#### Dataset excerpt
|---|

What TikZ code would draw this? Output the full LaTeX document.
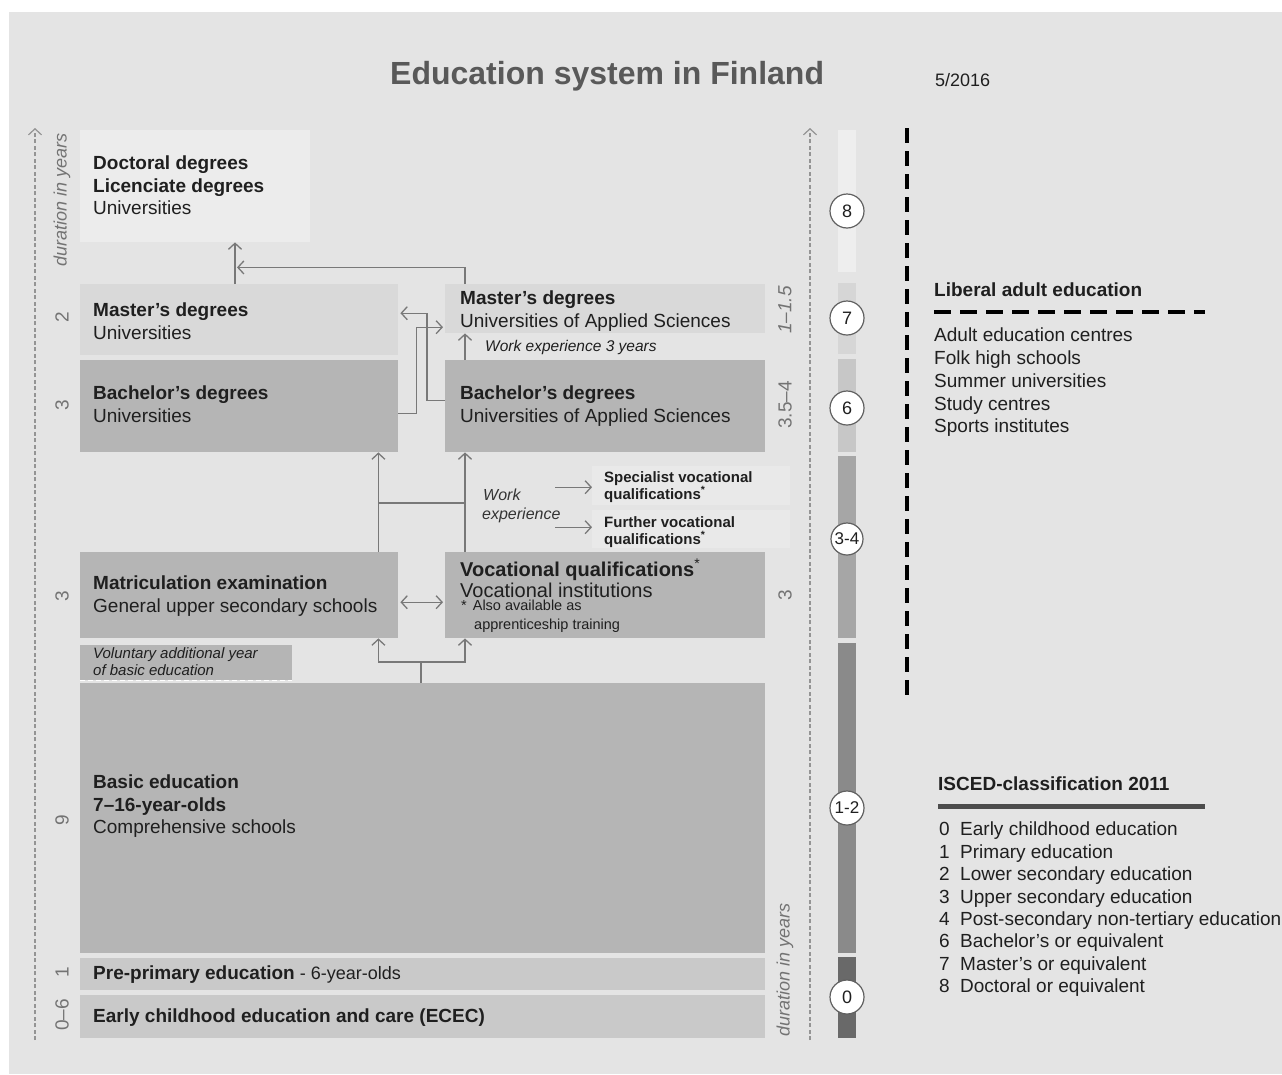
\documentclass[tikz,border=0pt]{standalone}
\usepackage{fontspec}
\setmainfont{Liberation Sans}
\usetikzlibrary{arrows.meta,calc}
\definecolor{bgc}{gray}{0.895}
\definecolor{cdoc}{gray}{0.925}
\definecolor{cmas}{gray}{0.85}
\definecolor{cbac}{gray}{0.71}
\definecolor{cpre}{gray}{0.79}
\definecolor{cspec}{gray}{0.915}
\definecolor{ink}{gray}{0.12}
\definecolor{inkb}{gray}{0.2}
\definecolor{ttl}{gray}{0.35}
\definecolor{num}{gray}{0.45}
\definecolor{connc}{gray}{0.47}
\definecolor{axisc}{gray}{0.58}
\definecolor{ieight}{gray}{0.935}
\definecolor{iseven}{gray}{0.84}
\definecolor{isix}{gray}{0.78}
\definecolor{ithree}{gray}{0.65}
\definecolor{ione}{gray}{0.54}
\definecolor{izero}{gray}{0.41}
\newcommand\myfs[2]{\fontsize{#1}{#2}\selectfont}
\newcommand\inum[1]{\makebox[21pt][l]{#1}}
\begin{document}
\begin{tikzpicture}[x=1pt,y=-1pt,
  box/.style={draw=none,inner sep=0,anchor=north west,minimum width=#1},
  txt/.style={inner sep=0,anchor=north west,align=left,text=ink,font=\myfs{19}{22.5}},
  rnum/.style={inner sep=0,rotate=90,text=num,font=\myfs{19}{22}},
  conn/.style={draw=connc,line width=1.4pt},
  arr/.style={conn,-{Straight Barb[length=6pt,width=13pt,line width=1.3pt]}},
  arrtwo/.style={conn,{Straight Barb[length=6pt,width=13pt,line width=1.3pt]}-{Straight Barb[length=6pt,width=13pt,line width=1.3pt]}},
  axis/.style={draw=axisc,line width=1.3pt,dash pattern=on 4pt off 2.5pt,-{Straight Barb[length=6pt,width=13pt,line width=1.2pt]}},
  bar/.style={draw=none,inner sep=0,anchor=north west,minimum width=18pt},
  circ/.style={circle,draw=gray!75!black,line width=1.2pt,fill=white,minimum size=34pt,inner sep=0,text=ink,font=\myfs{18}{20}}
]
\useasboundingbox (0,0) rectangle (1282,1074);
\fill[white] (0,0) rectangle (1282,1074);
\fill[bgc] (9,12) rectangle (1282,1074);

% title
\node[inner sep=0,anchor=north west,text=ttl,font=\myfs{32}{36}\bfseries] (title) at (390,61) {Education system in Finland};
\node[inner sep=0,anchor=north west,text=ink,font=\myfs{18}{20}] (date) at (935,73) {5/2016};

% axes
\coordinate (la0) at (35,1040);
\coordinate (la1) at (35,128);
\draw[axis] (la0) -- (la1);
\coordinate (ra0) at (810,1040);
\coordinate (ra1) at (810,128);
\draw[axis] (ra0) -- (ra1);
\node[rnum,font=\myfs{18}{20}\itshape] (dl) at (62,200) {duration in years};
\node[rnum,font=\myfs{18}{20}\itshape] (dr) at (785,970) {duration in years};

% duration numbers left
\node[rnum] (n1) at (62,317) {2};
\node[rnum] (n2) at (62,405) {3};
\node[rnum] (n3) at (62,596) {3};
\node[rnum] (n4) at (62,820) {9};
\node[rnum] (n5) at (62,972) {1};
\node[rnum] (n6) at (62,1015) {0–6};
% right
\node[rnum,font=\myfs{19}{22}\itshape] (n7) at (785,310) {1–1.5};
\node[rnum] (n8) at (785,405) {3.5–4};
\node[rnum] (n9) at (785,595) {3};

% boxes
\node[box=230pt,fill=cdoc,minimum height=112pt] (doc) at (80,130) {};
\node[txt] (doct) at (93,156) {\textbf{Doctoral degrees}\\\textbf{Licenciate degrees}\\Universities};

\node[box=318pt,fill=cmas,minimum height=71pt] (mu) at (80,284) {};
\node[txt] (mut) at (93,303) {\textbf{Master’s degrees}\\Universities};

\node[box=318pt,fill=cbac,minimum height=92pt] (bu) at (80,360) {};
\node[txt] (but) at (93,386) {\textbf{Bachelor’s degrees}\\Universities};

\node[box=320pt,fill=cmas,minimum height=49pt] (mua) at (445,284) {};
\node[txt] (muat) at (460,291) {\textbf{Master’s degrees}\\Universities of Applied Sciences};

\node[txt,font=\myfs{15.5}{18}\itshape] (we3) at (485,340) {Work experience 3 years};

\node[box=320pt,fill=cbac,minimum height=92pt] (bua) at (445,360) {};
\node[txt] (buat) at (460,386) {\textbf{Bachelor’s degrees}\\Universities of Applied Sciences};

\node[box=198pt,fill=cspec,minimum height=39pt] (spec) at (592,466) {};
\node[txt,font=\myfs{15}{17}\bfseries] (spect) at (604,471) {Specialist vocational\\qualifications\textsuperscript{*}};
\node[box=198pt,fill=cspec,minimum height=38pt] (furt) at (592,510) {};
\node[txt,font=\myfs{15}{17}\bfseries] (furtt) at (604,516) {Further vocational\\qualifications\textsuperscript{*}};
\node[txt,font=\myfs{16}{20}\itshape,text=inkb] (we) at (483,489) {Work\\[-1pt]\hspace*{-1pt}experience};

\node[box=318pt,fill=cbac,minimum height=86pt] (mat) at (80,552) {};
\node[txt] (matt) at (93,576) {\textbf{Matriculation examination}\\General upper secondary schools};

\node[box=320pt,fill=cbac,minimum height=86pt] (voc) at (445,552) {};
\node[txt,font=\myfs{20}{21}] (voct) at (460,559) {\textbf{Vocational qualifications}\textsuperscript{*}\\Vocational institutions};
\node[txt,font=\myfs{14.5}{19}] (vocn) at (461,600) {*\hspace{6pt}Also available as\\\hspace*{13pt}apprenticeship training};

\node[box=212pt,fill=cbac,minimum height=35pt] (vol) at (80,645) {};
\draw[white,line width=1.6pt,dash pattern=on 5pt off 3pt] (vol.south west) -- (vol.south east);
\node[txt,font=\myfs{15}{17}\itshape] (volt) at (93,647) {Voluntary additional year\\of basic education};

\node[box=685pt,fill=cbac,minimum height=270pt] (basic) at (80,683) {};
\node[txt] (basict) at (93,775) {\textbf{Basic education}\\\textbf{7–16-year-olds}\\Comprehensive schools};

\node[box=685pt,fill=cpre,minimum height=32pt] (pre) at (80,958) {};
\node[txt] (pret) at (93,966) {\textbf{Pre-primary education}\myfs{18}{20} - 6-year-olds};

\node[box=685pt,fill=cpre,minimum height=43pt] (ecec) at (80,995) {};
\node[txt] (ecect) at (93,1009) {\textbf{Early childhood education and care (ECEC)}};

% connectors
\coordinate (fork) at (421,662);
\draw[conn] ([xshift=341pt]basic.north west) -- (fork);
\draw[arr] (fork) -| ([xshift=-20pt]mat.south east);
\draw[arr] (fork) -| ([xshift=20pt]voc.south west);
\draw[arrtwo] ([xshift=2pt,yshift=-7pt]mat.east) -- ([xshift=-2pt,yshift=-7pt]voc.west);
\draw[arr] ([xshift=-20pt]mat.north east) -- ([xshift=-20pt]bu.south east);
\draw[arr] ([xshift=20pt]voc.north west) -- ([xshift=20pt]bua.south west);
\coordinate (cl) at (378,503);
\coordinate (cr) at (465,503);
\draw[conn] (cl) -- (cr);
\draw[arr] ([xshift=-37pt,yshift=-1.5pt]spec.west) -- ([yshift=-1.5pt]spec.west);
\draw[arr] ([xshift=-37pt,yshift=2pt]furt.west) -- ([yshift=2pt]furt.west);
\draw[arr] ([xshift=20pt]bua.north west) -- ([xshift=20pt]mua.south west);
\draw[arr] ([yshift=-7pt]bu.east) -- ++(18,0) |- ([xshift=-2pt,yshift=-18.5pt]mua.west);
\draw[arr] ([yshift=6pt]bua.west) -- ++(-18,0) |- ([xshift=2pt,yshift=6.5pt]mu.east);
\draw[arr] ([xshift=155pt]mu.north west) -- ([xshift=155pt]doc.south west);
\draw[arr] ([xshift=20pt]mua.north west) |- ([xshift=157pt,yshift=-25pt]doc.south west);

% ISCED bar
\node[bar,fill=ieight,minimum height=142pt] (b8) at (838,130) {};
\node[bar,fill=iseven,minimum height=71pt] (b7) at (838,283) {};
\node[bar,fill=isix,minimum height=93pt] (b6) at (838,359) {};
\node[bar,fill=ithree,minimum height=182pt] (b3) at (838,456) {};
\node[bar,fill=ione,minimum height=310pt] (b1) at (838,643) {};
\node[bar,fill=izero,minimum height=81pt] (b0) at (838,957) {};
\node[circ] (c8) at (847,211) {8};
\node[circ] (c7) at (847,318) {7};
\node[circ] (c6) at (847,408) {6};
\node[circ,minimum size=32pt,font=\myfs{17}{19}] (c3) at (847,539) {3-4};
\node[circ,minimum size=34pt,font=\myfs{17}{19}] (c1) at (847,808) {1-2};
\node[circ] (c0) at (847,997) {0};

% liberal adult education
\coordinate (lv0) at (907,128);
\coordinate (lv1) at (907,697);
\draw[black,line width=4pt,dash pattern=on 15pt off 8pt] (lv0) -- (lv1);
\node[txt,font=\myfs{19}{22}\bfseries] (lib) at (934,283) {Liberal adult education};
\coordinate (lh0) at (934,312);
\coordinate (lh1) at (1205,312);
\draw[black,line width=4pt,dash pattern=on 17pt off 9pt] (lh0) -- (lh1);
\node[txt,font=\myfs{19}{22.75}] (libl) at (934,328) {Adult education centres\\Folk high schools\\Summer universities\\Study centres\\Sports institutes};

% ISCED legend
\node[txt,font=\myfs{19}{22}\bfseries] (isc) at (938,777) {ISCED-classification 2011};
\coordinate (ih0) at (938,806);
\coordinate (ih1) at (1205,806);
\draw[gray!60!black,line width=5pt] (ih0) -- (ih1);
\node[txt,font=\myfs{19}{22.4}] (iscl) at (939,822) {\inum{0}Early childhood education\\\inum{1}Primary education\\\inum{2}Lower secondary education\\\inum{3}Upper secondary education\\\inum{4}Post-secondary non-tertiary education\\\inum{6}Bachelor’s or equivalent\\\inum{7}Master’s or equivalent\\\inum{8}Doctoral or equivalent};
\end{tikzpicture}
\end{document}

|---|

#### What to do
Begin at the top of the material above and output each line exactly, stopping after the line that holds "(9,12) rectangle (1282,1074);". Leave out pictures.

#### The output
What TikZ code would draw this? Output the full LaTeX document.
\documentclass[tikz,border=0pt]{standalone}
\usepackage{fontspec}
\setmainfont{Liberation Sans}
\usetikzlibrary{arrows.meta,calc}
\definecolor{bgc}{gray}{0.895}
\definecolor{cdoc}{gray}{0.925}
\definecolor{cmas}{gray}{0.85}
\definecolor{cbac}{gray}{0.71}
\definecolor{cpre}{gray}{0.79}
\definecolor{cspec}{gray}{0.915}
\definecolor{ink}{gray}{0.12}
\definecolor{inkb}{gray}{0.2}
\definecolor{ttl}{gray}{0.35}
\definecolor{num}{gray}{0.45}
\definecolor{connc}{gray}{0.47}
\definecolor{axisc}{gray}{0.58}
\definecolor{ieight}{gray}{0.935}
\definecolor{iseven}{gray}{0.84}
\definecolor{isix}{gray}{0.78}
\definecolor{ithree}{gray}{0.65}
\definecolor{ione}{gray}{0.54}
\definecolor{izero}{gray}{0.41}
\newcommand\myfs[2]{\fontsize{#1}{#2}\selectfont}
\newcommand\inum[1]{\makebox[21pt][l]{#1}}
\begin{document}
\begin{tikzpicture}[x=1pt,y=-1pt,
  box/.style={draw=none,inner sep=0,anchor=north west,minimum width=#1},
  txt/.style={inner sep=0,anchor=north west,align=left,text=ink,font=\myfs{19}{22.5}},
  rnum/.style={inner sep=0,rotate=90,text=num,font=\myfs{19}{22}},
  conn/.style={draw=connc,line width=1.4pt},
  arr/.style={conn,-{Straight Barb[length=6pt,width=13pt,line width=1.3pt]}},
  arrtwo/.style={conn,{Straight Barb[length=6pt,width=13pt,line width=1.3pt]}-{Straight Barb[length=6pt,width=13pt,line width=1.3pt]}},
  axis/.style={draw=axisc,line width=1.3pt,dash pattern=on 4pt off 2.5pt,-{Straight Barb[length=6pt,width=13pt,line width=1.2pt]}},
  bar/.style={draw=none,inner sep=0,anchor=north west,minimum width=18pt},
  circ/.style={circle,draw=gray!75!black,line width=1.2pt,fill=white,minimum size=34pt,inner sep=0,text=ink,font=\myfs{18}{20}}
]
\useasboundingbox (0,0) rectangle (1282,1074);
\fill[white] (0,0) rectangle (1282,1074);
\fill[bgc] (9,12) rectangle (1282,1074);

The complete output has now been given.